На следующее утро Руслан аккуратно сложил в полиэтиленовый пакет все стеклянные бутылки и отдал их с мусором. А посуду, столовые приборы и хрусталь сложил к себе под нару в сумку, которую в этот же день при обыске отшмонали. Руслан не говорил мне, на кого он конкретно работает. Хотя меня это и не интересовало. Руслан рассказал, что он уже осуждённый и должен находиться на лагере, но его попросили остаться и поработать здесь. Он сказал, что сотрудничать начал на свободе, когда его приняли с пистолетом, и человек ему помог.
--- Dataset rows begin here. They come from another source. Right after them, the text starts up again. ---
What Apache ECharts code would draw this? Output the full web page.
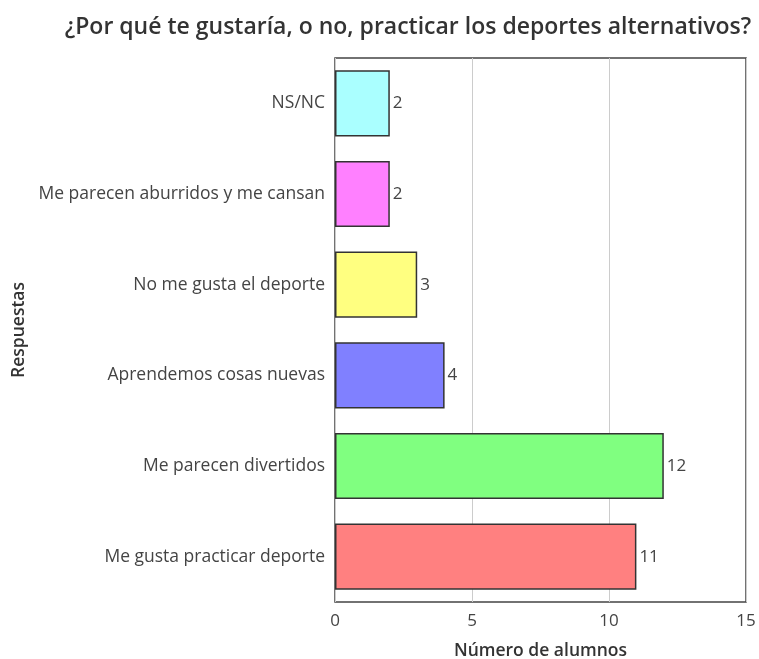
<!DOCTYPE html>
<html><head><meta charset="utf-8">
<script src="https://cdn.jsdelivr.net/npm/echarts@6/dist/echarts.min.js"></script>
<style>html,body{margin:0;padding:0;background:#fff}#c{width:759px;height:659px}</style>
</head><body><div id="c"></div>
<script>
const categories = ["Me gusta practicar deporte","Me parecen divertidos","Aprendemos cosas nuevas","No me gusta el deporte","Me parecen aburridos y me cansan","NS/NC"];
const values = [11,12,4,3,2,2];
const colors = ["#FF8080","#80FF80","#8080FF","#FFFF80","#FF80FF","#AAFFFF"];
const xTicks = [0,5,10,15];
const font = "'Open Sans', sans-serif";
const chart = echarts.init(document.getElementById('c'));
chart.setOption({
  animation:false,
  title:{text:"¿Por qué te gustaría, o no, practicar los deportes alternativos?",left:403,top:11,textAlign:'center',
    textStyle:{fontFamily:font,fontSize:23,fontWeight:600,color:'#333'}},
  grid:{left:335,right:13,top:58,bottom:57,outerBoundsMode:'none',containLabel:false,show:true,borderColor:'#444',borderWidth:1.5,backgroundColor:'transparent'},
  xAxis:{type:'value',min:xTicks[0],max:xTicks[xTicks.length-1],interval:5,
    name:"Número de alumnos",nameLocation:'middle',nameGap:40,
    nameTextStyle:{fontFamily:font,fontSize:17.5,fontWeight:600,color:'#333'},
    axisLine:{show:false},axisTick:{show:false},
    axisLabel:{fontFamily:font,fontSize:17,color:'#444',margin:11},
    splitLine:{show:true,lineStyle:{color:'#ccc',width:1}}},
  yAxis:{type:'category',data:categories,
    name:"Respuestas",nameLocation:'middle',nameGap:305,nameRotate:90,
    nameTextStyle:{fontFamily:font,fontSize:17.5,fontWeight:600,color:'#333'},
    axisLine:{show:false},axisTick:{show:false},
    axisLabel:{fontFamily:font,fontSize:17.5,color:'#444',margin:10}},
  series:[{type:'bar',barCategoryGap:'27%',
    data:values.map((v,i)=>({value:v,itemStyle:{color:colors[i]}})),
    itemStyle:{borderColor:'#333',borderWidth:1.5},
    label:{show:true,position:'right',distance:3,fontFamily:font,fontSize:17,color:'#444'}}]
});
</script></body></html>
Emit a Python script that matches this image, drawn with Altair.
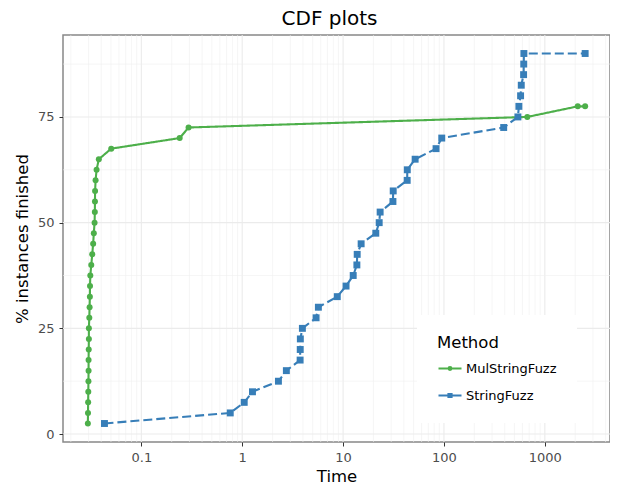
import altair as alt
import pandas as pd

methods = ["MulStringFuzz", "StringFuzz"]
colors = ["#4DAF4A", "#377EB8"]

mul_pct = [2.5, 5, 7.5, 10, 12.5, 15, 17.5, 20, 22.5, 25, 27.5, 30, 32.5, 35, 37.5, 40,
           42.5, 45, 47.5, 50, 52.5, 55, 57.5, 60, 62.5, 65, 67.5, 70, 72.5, 75, 77.5, 77.5]
mul_time = [0.0295, 0.0296, 0.0297, 0.0298, 0.0299, 0.0300, 0.0300, 0.0301, 0.0302, 0.0302,
            0.0305, 0.0307, 0.0309, 0.0310, 0.0312, 0.0319, 0.0326, 0.0333, 0.0338, 0.0344,
            0.0346, 0.0347, 0.0348, 0.0352, 0.0360, 0.0379, 0.0503, 0.240, 0.294, 670, 2120, 2510]

str_pct = [2.5, 5, 7.5, 10, 12.5, 15, 17.5, 20, 22.5, 25, 27.5, 30, 32.5, 35, 37.5, 40,
           42.5, 45, 47.5, 50, 52.5, 55, 57.5, 60, 62.5, 65, 67.5, 70, 72.5, 75, 77.5, 80,
           82.5, 85, 87.5, 90, 90]
str_time = [0.0431, 0.761, 1.047, 1.264, 2.286, 2.74, 3.75, 3.76, 3.77, 3.95, 5.40, 5.69,
            8.76, 10.7, 12.6, 13.7, 13.8, 15.1, 21.1, 22.8, 23.3, 31.2, 31.4, 43.2, 43.3,
            51.8, 83.5, 95.1, 391, 541, 553, 575, 584, 616, 618, 620, 2510]

x_major = [0.1, 1, 10, 100, 1000]
x_minor = [m * 10 ** k for k in range(-2, 4) for m in range(2, 10)]
y_major = [0, 25, 50, 75]
y_minor = [12.5, 37.5, 62.5, 87.5]

x_domain = [0.01673, 4426]
y_domain = [-1.875, 94.375]
x_minor = [v for v in x_minor if x_domain[0] < v < x_domain[1]]

rows = []
for i, (t, p) in enumerate(zip(mul_time, mul_pct)):
    rows.append({"Time": t, "pct": p, "Method": methods[0], "idx": i})
for i, (t, p) in enumerate(zip(str_time, str_pct)):
    rows.append({"Time": t, "pct": p, "Method": methods[1], "idx": i})
df = pd.DataFrame(rows)
df["Key"] = df["Method"]  # same categories, used only to draw the legend

FONT = "DejaVu Sans"
xscale = alt.Scale(type="log", domain=x_domain, nice=False, zero=False)
yscale = alt.Scale(domain=y_domain, nice=False, zero=False)
cscale = alt.Scale(domain=methods, range=colors)

xaxis = alt.Axis(values=x_major, format="~g", grid=False, domain=False,
                 tickColor="#333333", tickSize=4, tickWidth=1,
                 labelColor="#4D4D4D", labelFontSize=13, labelPadding=5,
                 title="Time", titleFontSize=16.5, titleColor="black",
                 titleFontWeight="normal", titlePadding=4)
yaxis = alt.Axis(values=y_major, grid=False, domain=False,
                 tickColor="#333333", tickSize=4, tickWidth=1,
                 labelColor="#4D4D4D", labelFontSize=13, labelPadding=5,
                 title="% instances finished", titleFontSize=16.5, titleColor="black",
                 titleFontWeight="normal", titlePadding=7)

base = alt.Chart(df).encode(
    x=alt.X("Time:Q", scale=xscale, axis=xaxis),
    y=alt.Y("pct:Q", scale=yscale, axis=yaxis),
)

gx_minor = alt.Chart(pd.DataFrame({"Time": x_minor})).mark_rule(
    color="#F0F0F0", strokeWidth=0.6).encode(x=alt.X("Time:Q", scale=xscale, axis=xaxis))
gx_major = alt.Chart(pd.DataFrame({"Time": x_major})).mark_rule(
    color="#EBEBEB", strokeWidth=1.1).encode(x=alt.X("Time:Q", scale=xscale, axis=xaxis))
gy_minor = alt.Chart(pd.DataFrame({"pct": y_minor})).mark_rule(
    color="#F0F0F0", strokeWidth=0.6).encode(y=alt.Y("pct:Q", scale=yscale, axis=yaxis))
gy_major = alt.Chart(pd.DataFrame({"pct": y_major})).mark_rule(
    color="#EBEBEB", strokeWidth=1.1).encode(y=alt.Y("pct:Q", scale=yscale, axis=yaxis))

lines = base.mark_line(strokeWidth=2.1).encode(
    stroke=alt.Stroke("Method:N", scale=cscale, legend=None),
    strokeDash=alt.StrokeDash("Method:N", scale=alt.Scale(domain=methods, range=[[1, 0], [9, 4]]),
                              legend=None),
    order=alt.Order("idx:Q"),
)

pts_mul = base.transform_filter(alt.datum.Method == methods[0]).mark_point(
    filled=True, shape="circle", size=36, opacity=1).encode(
    fill=alt.Fill("Method:N", scale=cscale, legend=None),
)
pts_str = base.transform_filter(alt.datum.Method == methods[1]).mark_point(
    filled=True, shape="square", size=48, opacity=1).encode(
    fill=alt.Fill("Method:N", scale=cscale, legend=None),
)

# legend keys: a short line with the point glyph through its middle
circ_path = "M-1,0H1M-0.12,0A0.12,0.12,0,1,0,0.12,0A0.12,0.12,0,1,0,-0.12,0Z"
sq_path = "M-1,0H1M-0.13,-0.13H0.13V0.13H-0.13Z"
leg = alt.Legend(title="Method", orient="none", legendX=354, legendY=280,
                 fillColor="white", padding=20,
                 titleFontSize=16.5, titleFontWeight="normal", titleColor="black",
                 titlePadding=4,
                 labelFontSize=13, labelColor="black", labelOffset=3,
                 symbolSize=529, symbolStrokeWidth=2.2, symbolOpacity=1, rowPadding=7)
legend_layer = base.mark_point(filled=False, opacity=0, strokeWidth=2.2).encode(
    color=alt.Color("Key:N", scale=alt.Scale(range=colors), legend=leg),
    shape=alt.Shape("Key:N", scale=alt.Scale(range=[circ_path, sq_path]), legend=leg),
)

chart = alt.layer(gx_minor, gx_major, gy_minor, gy_major, lines, pts_mul, pts_str,
                  legend_layer).properties(
    width=547, height=407,
    title=alt.Title("CDF plots", fontSize=20, fontWeight="normal", color="black",
                    anchor="middle", offset=5, dx=-7),
    autosize=alt.AutoSizeParams(type="none"),
    padding={"left": 55, "top": 27, "right": 0, "bottom": 41},
).configure(font=FONT).configure_view(stroke="#888888", strokeWidth=1.5)

chart.save("out.html", embed_options={"renderer": "svg", "actions": False})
Потом этот человек ещё не раз выручал. И он, Руслан, очень сожалеет, что в этот раз он человека очень подвёл. Но если бы не этот человек, как сказал Руслан, то ему бы дали в суде за вооружённые ограбления, бандитизм и другое не десять лет, а пятнадцать, и ниже уже не могли. Руслан сказал, что пишет на меня бумаги, но ничего такого — только то, что я говорю в камере, — и предложил писать вместе (точнее, он будет писать то, что я скажу). Я ответил, что в этом необходимости нет. Точнее — что он может писать с обвинения либо с моих показаний, которые я готовил для суда, если это ему чем-то поможет, и в которых никакого секрета нет. Однако всё же посоветовал Руслану к этому не прибегать, а получать и собирать информацию стандартным способом, что ставило Руслана в затруднительное положение — по его словам, для того, чтобы не поехать на лагерь, а остаться в СИЗО и сидеть в этой камере, нужно что-то давать. Руслан говорил, что он не сидит конкретно под меня, а пишет на всех. Но как-то со мной поделился, что к нему по мне приезжали из Генеральной прокуратуры. И когда он им сказал, что Шагин ни в чём не виноват, ему ответили: «это не Ваше дело». Было понятно, что если не Руслан будет писать бумаги, это будет делать кто-то другой. Больше к этой теме ни я, ни он не возвращались.